Alghifari menegaskan, dalam kasus ini, Polri harus menghargai hak asasi manusia yang sepenuhnya dijamin konstitusi dan tak reaktif dalam menghadapi tuntutan demokrasi.
Ia menyatakan, Dandhy ditangkap polisi dengan tuduhan menebarkan kebencian berdasarkan SARA. Dandhy dituding melanggar Pasal 28 Ayat (2) jo Pasal 45A Ayat (2) Undang-Undang Informasi dan Transaksi Elektronik.
"Karena alasan status atau unggahan di media sosial Twitter mengenai Papua," imbuh Alghifari.
Selama ini, lanjutnya, Dandhy kerap membela dan menyuarakan berita-berita tentang Papua.

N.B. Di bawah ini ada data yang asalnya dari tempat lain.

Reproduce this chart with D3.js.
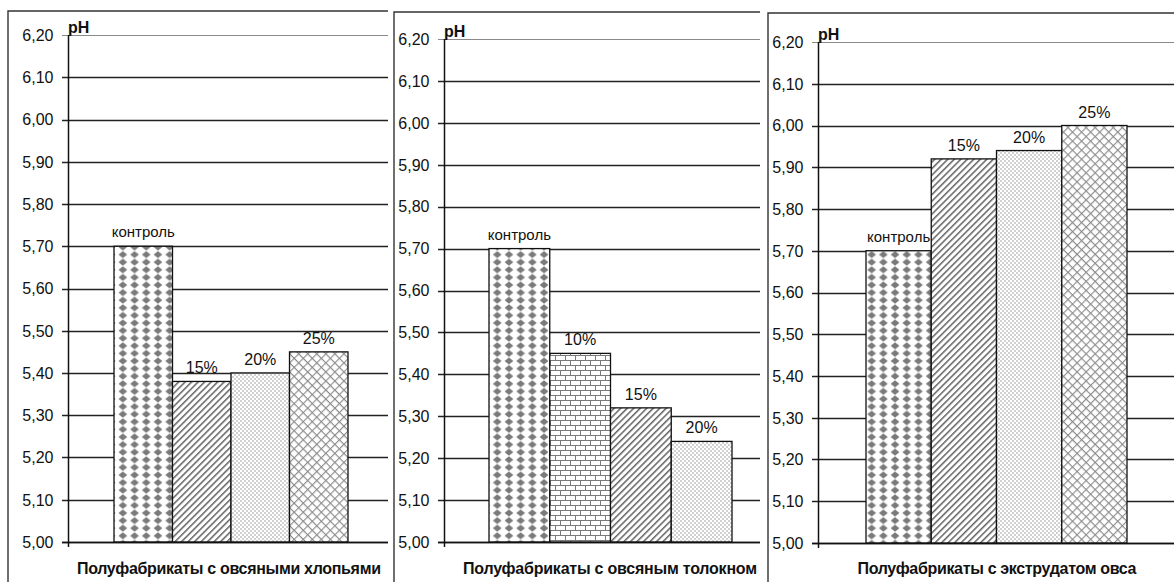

Menurutnya, yang dilakukan Dandhy adalah bentuk upaya memperbaiki kondisi HAM dan demokrasi.
"Itu merupakan bagian dari upaya memastikan bahwa masyarakat dan publik luas dapat informasi yang berimbang," ujar Alghifari
Penangkapan ini menunjukkan perilaku reaktif Polri untuk Isu Papua dan sangat berbahaya bagi perlindungan dan kebebasan Informasi yang dijamin penuh oleh Undang-Undang Dasar Negara Republik Indonesia Tahun 1945 dan Peraturan Perundang-Undangan lainnya.

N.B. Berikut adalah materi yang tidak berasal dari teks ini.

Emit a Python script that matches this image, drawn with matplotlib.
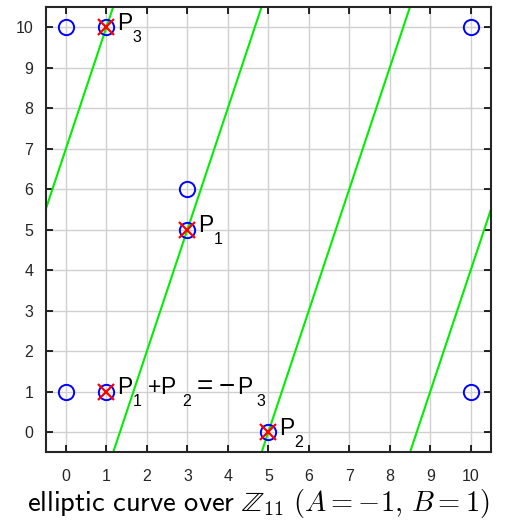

"Penangkapan ini merupakan bentuk pembungkaman bagi pegiat informasi dan teror bagi pembela hak asasi manusia," ujar Alghifari.

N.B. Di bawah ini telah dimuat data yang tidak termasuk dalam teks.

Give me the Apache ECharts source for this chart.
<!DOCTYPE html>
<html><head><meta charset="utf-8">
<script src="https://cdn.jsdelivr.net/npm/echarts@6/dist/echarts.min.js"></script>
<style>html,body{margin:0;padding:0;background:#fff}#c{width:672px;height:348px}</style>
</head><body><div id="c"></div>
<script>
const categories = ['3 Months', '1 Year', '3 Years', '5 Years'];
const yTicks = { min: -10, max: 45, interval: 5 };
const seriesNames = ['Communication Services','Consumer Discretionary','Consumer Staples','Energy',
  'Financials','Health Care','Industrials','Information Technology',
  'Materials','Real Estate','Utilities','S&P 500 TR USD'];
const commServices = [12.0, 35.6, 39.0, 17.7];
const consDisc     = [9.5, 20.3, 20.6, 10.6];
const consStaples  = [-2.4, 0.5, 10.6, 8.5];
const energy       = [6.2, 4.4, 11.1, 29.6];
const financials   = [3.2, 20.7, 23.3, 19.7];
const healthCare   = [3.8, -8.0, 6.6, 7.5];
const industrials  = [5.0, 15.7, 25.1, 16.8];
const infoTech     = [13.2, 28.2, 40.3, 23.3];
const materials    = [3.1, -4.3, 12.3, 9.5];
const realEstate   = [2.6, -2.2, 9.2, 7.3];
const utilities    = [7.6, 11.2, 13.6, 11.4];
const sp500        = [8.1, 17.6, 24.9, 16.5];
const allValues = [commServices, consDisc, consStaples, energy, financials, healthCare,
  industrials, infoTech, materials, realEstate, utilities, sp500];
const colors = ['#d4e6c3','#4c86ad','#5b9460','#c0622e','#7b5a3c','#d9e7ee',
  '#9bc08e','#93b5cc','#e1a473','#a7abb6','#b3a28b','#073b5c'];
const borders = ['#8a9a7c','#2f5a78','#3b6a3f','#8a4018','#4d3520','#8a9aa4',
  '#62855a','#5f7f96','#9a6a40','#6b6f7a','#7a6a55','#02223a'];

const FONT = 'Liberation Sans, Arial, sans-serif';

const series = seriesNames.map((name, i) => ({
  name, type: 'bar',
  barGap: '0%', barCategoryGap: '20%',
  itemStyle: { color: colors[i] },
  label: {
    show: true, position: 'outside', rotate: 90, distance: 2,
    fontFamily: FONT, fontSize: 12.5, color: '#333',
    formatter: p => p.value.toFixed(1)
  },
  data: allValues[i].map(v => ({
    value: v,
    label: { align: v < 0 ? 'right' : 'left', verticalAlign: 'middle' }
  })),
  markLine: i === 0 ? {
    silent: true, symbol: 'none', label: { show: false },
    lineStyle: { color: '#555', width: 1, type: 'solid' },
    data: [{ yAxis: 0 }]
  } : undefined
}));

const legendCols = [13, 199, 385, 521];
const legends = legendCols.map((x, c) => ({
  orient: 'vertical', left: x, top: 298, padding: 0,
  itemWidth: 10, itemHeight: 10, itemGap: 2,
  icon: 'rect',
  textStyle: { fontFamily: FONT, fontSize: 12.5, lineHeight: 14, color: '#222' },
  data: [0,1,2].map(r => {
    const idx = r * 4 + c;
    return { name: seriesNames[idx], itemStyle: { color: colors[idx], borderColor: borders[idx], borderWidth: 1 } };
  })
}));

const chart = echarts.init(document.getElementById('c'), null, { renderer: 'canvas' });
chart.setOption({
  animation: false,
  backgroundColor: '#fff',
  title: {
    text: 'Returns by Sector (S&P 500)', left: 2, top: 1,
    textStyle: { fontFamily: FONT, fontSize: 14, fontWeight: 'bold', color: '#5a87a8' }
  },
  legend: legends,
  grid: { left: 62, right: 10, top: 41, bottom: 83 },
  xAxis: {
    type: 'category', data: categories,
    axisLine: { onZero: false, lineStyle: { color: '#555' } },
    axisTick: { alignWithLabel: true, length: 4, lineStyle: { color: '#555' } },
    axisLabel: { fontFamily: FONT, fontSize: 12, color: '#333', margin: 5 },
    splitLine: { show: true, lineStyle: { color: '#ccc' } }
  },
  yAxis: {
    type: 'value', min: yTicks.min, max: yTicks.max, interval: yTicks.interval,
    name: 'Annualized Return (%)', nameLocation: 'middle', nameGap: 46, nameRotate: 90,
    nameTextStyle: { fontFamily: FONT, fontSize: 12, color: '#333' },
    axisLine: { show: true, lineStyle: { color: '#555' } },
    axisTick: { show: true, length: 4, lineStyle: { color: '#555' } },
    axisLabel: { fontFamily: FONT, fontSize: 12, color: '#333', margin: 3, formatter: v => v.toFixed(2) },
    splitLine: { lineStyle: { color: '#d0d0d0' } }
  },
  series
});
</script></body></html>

"Seperti diketahui pelanggaran HAM di Papua terus terjadi tanpa ada sanksi bagi aparat, dan media atau jurnalis pun dihalang-halangi dan tak bebas menjalankan tugasnya di Papua. Orang-orang yang menyuarakan informasi dari Papua seperti Dandhy justru ditangkap dan dipidanakan," lanjut dia.
Dandhy diberitakan ditangkap di Bekasi, Jawa Barat, Kamis sekitar pukul 23.00 WIB.
Dandhy dituding melanggar Pasal 28 Ayat (2) jo Pasal 45A Ayat (2) Undang-Undang Informasi dan Transaksi Elektronik.
Unggahan Dandhy yang menurut polisi masuk ke dalam kategori menyebarkan kebencian berbasis SARA yaitu terkait peristiwa rusuh di Wamena dan Jayapura, Papua, 23 September 2019.
Penyidik mengajukan 14 pertanyaan dengan turunan pertanyaannya sebanyak 45.
Kuasa hukum Dandhy, Alghiffari Aqsa menambahkan, secara khusus, kliennya ditanya soal unggahan di Twitter tanggal 23 September 2019.
"Mungkin teman-teman bisa melihat (unggahan mengenai peristiwa) Jayapura dan peristiwa di Wamena saat itu," ujar Alghiffari.
Jumat jelang subuh, polisi memulangkan Dandhy. Namun, statusnya tetap tersangka.